The business of the company was that of a transport haulier conveying
goods
on a long-haul basis. It owned and operated a fleet of between
sixty and eighty heavy vehicles and generated an average income from
the conveyance of goods of between R32m and R35m annually during the
period 1996 to 1999. The company did from time to time renew
its
fleet of vehicles and this involved the purchasing and selling of
vehicles. The evidence was that there had been a recoupment
on the
sale of vehicles by the company in the amounts of R3 108 211,50 and
R86 903,42 for the 1996 and 1997 financial years, respectively.
[3] In 1996, the company entered into a factoring
agreement with Cutfin (Proprietary) Limited (‘Cutfin’) in
terms of which
its book debts were sold to Cutfin on a monthly basis
and advance payments by Cutfin to the company were discounted.
According to
the evidence, the sale of vehicles and the factoring of
book debts were effected in order to improve the liquidity of the
company
to allow it to continue with its transport business.
[4] On 17 December 1999, the company and McCarthy
concluded an agreement in terms of which the company sold to the
appellant 28 vehicles
for a purchase consideration of R2 052 000,00.

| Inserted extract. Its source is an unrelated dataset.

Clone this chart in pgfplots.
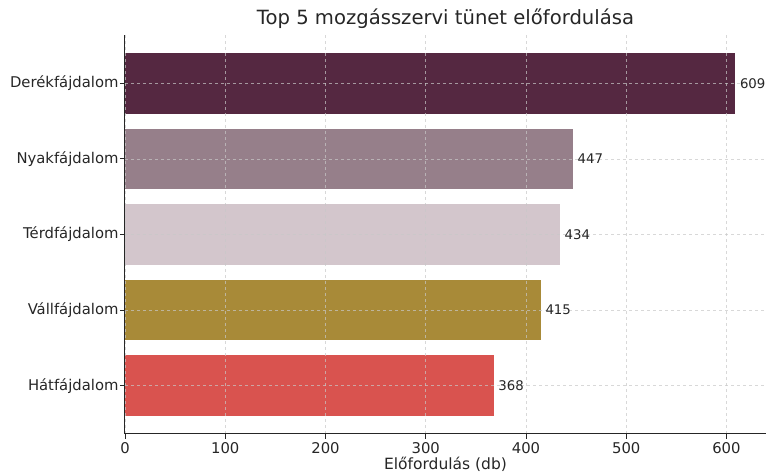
\documentclass[border=0pt]{standalone}
\usepackage{fontspec}
\setmainfont{DejaVu Sans}
\usepackage{pgfplots}
\pgfplotsset{compat=1.18}
\definecolor{cDerek}{RGB}{85,40,65}
\definecolor{cNyak}{RGB}{150,127,138}
\definecolor{cTerd}{RGB}{211,198,204}
\definecolor{cVall}{RGB}{168,138,56}
\definecolor{cHat}{RGB}{217,83,79}
\definecolor{txt}{RGB}{38,38,38}
\definecolor{gridc}{RGB}{200,200,200}
\begin{document}
\begin{tikzpicture}
\begin{axis}[
    scale only axis, width=641pt, height=399pt,
    xbar, bar width=0.8, bar shift=0pt,
    xmin=0, xmax=639.45, ymin=-0.64, ymax=4.64,
    axis x line*=bottom, axis y line*=left,
    axis line style={txt, line width=1pt},
    axis on top,
    xtick={0,100,...,600},
    ytick={0,1,2,3,4},
    yticklabels={Hátfájdalom,Vállfájdalom,Térdfájdalom,Nyakfájdalom,Derékfájdalom},
    tick style={txt, line width=0.9pt},
    major tick length=5pt,
    tick align=outside,
    tick label style={font=\fontsize{14.8}{16}\selectfont, text=txt},
    yticklabel style={xshift=2pt},
    /pgf/number format/assume math mode=true,
    xmajorgrids, ymajorgrids,
    grid style={gridc, opacity=0.7, dashed, line width=0.5pt},
    title={Top 5 mozgásszervi tünet előfordulása},
    title style={font=\fontsize{19.6}{22}\selectfont, text=txt, at={(0.5,1)}, anchor=south, yshift=-3pt},
    xlabel={Előfordulás (db)},
    xlabel style={font=\fontsize{15.5}{17}\selectfont, text=txt, yshift=3pt},
    nodes near coords,
    every node near coord/.append style={font=\fontsize{13.3}{15}\selectfont, text=txt, anchor=west, xshift=1pt},
]
\addplot[fill=cHat, draw=none] coordinates {(368,0)};
\addplot[fill=cVall, draw=none] coordinates {(415,1)};
\addplot[fill=cTerd, draw=none] coordinates {(434,2)};
\addplot[fill=cNyak, draw=none] coordinates {(447,3)};
\addplot[fill=cDerek, draw=none] coordinates {(609,4)};
\end{axis}
\pgfresetboundingbox
\path[use as bounding box] ([shift={(-125pt,-40pt)}]current axis.south west) rectangle ([shift={(1pt,35pt)}]current axis.north east);
\end{tikzpicture}
\end{document}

The trailers were transferred to the appellant prior to the
winding-up of the appellant
on 29 December 1999. It is common cause
that the company did not benefit from the sale as the proceeds
thereof were paid by the company
to an associated company. It is also
common cause that the sale was not advertised in terms of s 34(1) of
the Act.
[5] The liquidator, in the court
a
quo
, contended that inasmuch as the primary
business of the company was that of a transport contractor, the
company was a ‘trader’
for the purpose of s 34(1) as it
sold its vehicles from time to time on a substantial basis and also
sold its book debts as a regular
and integral feature of its
business. It was alleged that the company had disposed of the
vehicles and transferred them otherwise
than in the ordinary course
of the company’s business. By reason of the fact that the
company had not published a notice concerning
the sale and transfer
of the vehicles to the appellant as provided for in s 34(1) of the
Act, the transfer was voidable at the instance
of the liquidator.
McCarthy, on the other hand contended that the company was not a
trader as defined in s 2 of the Act and that
therefore the provisions
of s 34(1) were not applicable to the transaction.
[6] Davis J in the court
a quo
held that the sale of the vehicles to the appellant was
the kind of transaction which the company ‘had performed
regularly in
the past, namely, the sale of vehicles pursuant to and
as part of its business’. The learned judge found that ‘trader’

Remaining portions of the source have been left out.